Francesca Rendle-Short is an award-winning novelist, memoirist and essayist, and creative research scholar
Francesca Rendle-Short is an award-winning writer of essays, memoir and fiction. Her books include a novel, a novel-cum-memoir, edited anthologies showcasing writing from the Asia-Pacific, a scholarly edited collection on creative writing methods, and artists books. Francesca’s creative and scholarly writing, essays, short fictions, reviews and poetry for the page and wall, have been anthologised and published in national and international books, literary journals and magazines, including among others, Bending genre (Bloomsbury), Rabbit: journal of nonfiction poetry, Sydney Review of Books, Best Australian Science Writing (New South), The Materiality of Love: Essays on Affection and Cultural Practice (Routledge), The Lifted Brow, Between Us (Pan Macmillan), The Essay Review (Iowa), TEXT, Overland Literary Journal, Killing the Buddha (USA), Queensland Historical Atlas, Life Writing and New Writing (Taylor & Francis), AXON : Creative Explorations, Languages of Water (MVmedia), and Social Capital and Enterprise in the Modern State (Palgrave). Her artwork is in the State Library of Queensland.

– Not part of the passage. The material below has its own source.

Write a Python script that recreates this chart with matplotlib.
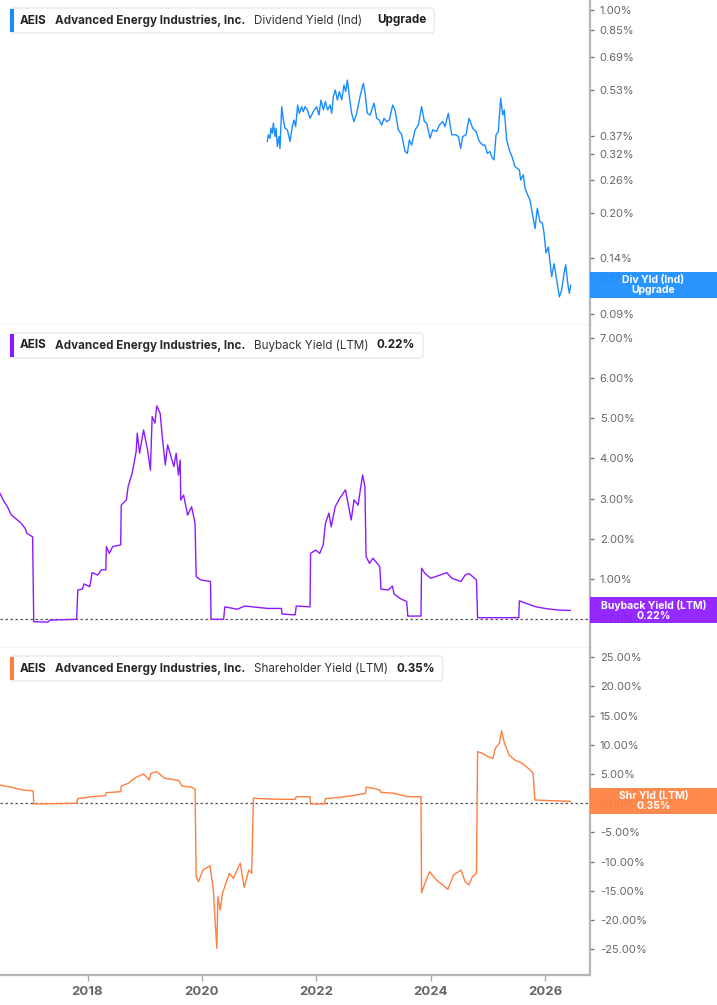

Francesca has over 30 years of professional practice as a teacher and researcher and in the creative industries. She has worked variously as a producer for ABC Radio Canberra, and as editor and writer for Museum National, Muse Magazine, for major cultural institutions on exhibitions and books including National Museum of Australia, National Portrait Gallery, National Library of Australia, and for the Australian Electoral Commission and the Australian Tax Office. She also worked as a writer and editor for Helen Maxwell Gallery. She was a member of the ACT Cultural Council for many years, Chair of the Literature Committee, Chair ACT Book of the Year.
While on staff at RMIT University and earlier at the University of Canberra, Francesca made a substantial contribution to the academy and to the field of Creative Writing through teaching, research and through engagement. At RMIT as the inaugural Program Director she established the Creative Writing program as a higher education degree in 2009, and helped to grow the discipline across all sectors and levels. As Professor of Creative Writing at RMIT University and Associate Dean Writing and Publishing (from 2017) Francesca helped to lead and advocate for the discipline from undergraduate degree to PhD. With David Carlin she co-founded the non/fictionLab research group in 2013 and is co-founder and co-director of WrICE (Writers Immersion and Cultural Exchange) (established in 2014). Francesca has a Doctor of Creative Arts from the University of Wollongong, she was a recipient of an International Nonfiction Writers Fellowship to the University of Iowa, was showcased in the Outstanding Field at Victoria College of the Arts, University of Melbourne, and with Quinn Eades was the Inaugural John Rowe Writers-in-Residence, University of Sydney, in 2022.
Francesca’s writing and research focusses on getting in/under the skin, prepositionally speaking. It plays with form as well as content, is experimental, idiosyncratic and playful in nature, attentive to whimsy and transgression. Refusing the exegesis model, her Doctor of Creative Arts in 2009 took an eisegesis approach to creative research based on ‘loose thinking’ and faulty interpretation. Since then, she has developed her research and writing practice led by ideas of drawing-as-breathing, nonfiction-as-unconvention and/or queer-aesthetic, prepositional thinking, with/ness as cultural exchange, and communitas as method in creative writing. With Quinn Eades, Francesca is making a longitudinal ‘we-world’ (Jean Luc-Nancy), a collective, a communitas in a blackout collaborative poetry project of making and remaking called ‘We are making a boat, love’. Francesca is Co-CI on the ARC Discovery: Connecting Asia-Pacific Literary Cultures: Grounds, Encounter and Exchange (2012–2025), which was shortlisted for a CREATIVE AUSTRALIA ASIA PACIFIC ARTS AWARD in 2025. Her seven books include co-editing A-Z of Creative Writing Methods (Bloomsbury) and the forthcoming Creative Writing as Cultural Exchange (Bloomsbury).
Francesca is an Honorary Professor at RMIT University and has been appointed a member of the TEXT International Editorial Advisory Board.
Francesca Rendle-Short acknowledges the people of the Woi wurrung and Boon wurrung language groups of the eastern Kulin Nations on whose unceded lands she lives and works. She acknowledges the Traditional Owners of country throughout Australia and recognise their continuing connection to land, waters and culture. She pays my respects to Elders past and present, as well as to all Aboriginal and Torres Strait Islander people in the wider Melbourne community and beyond.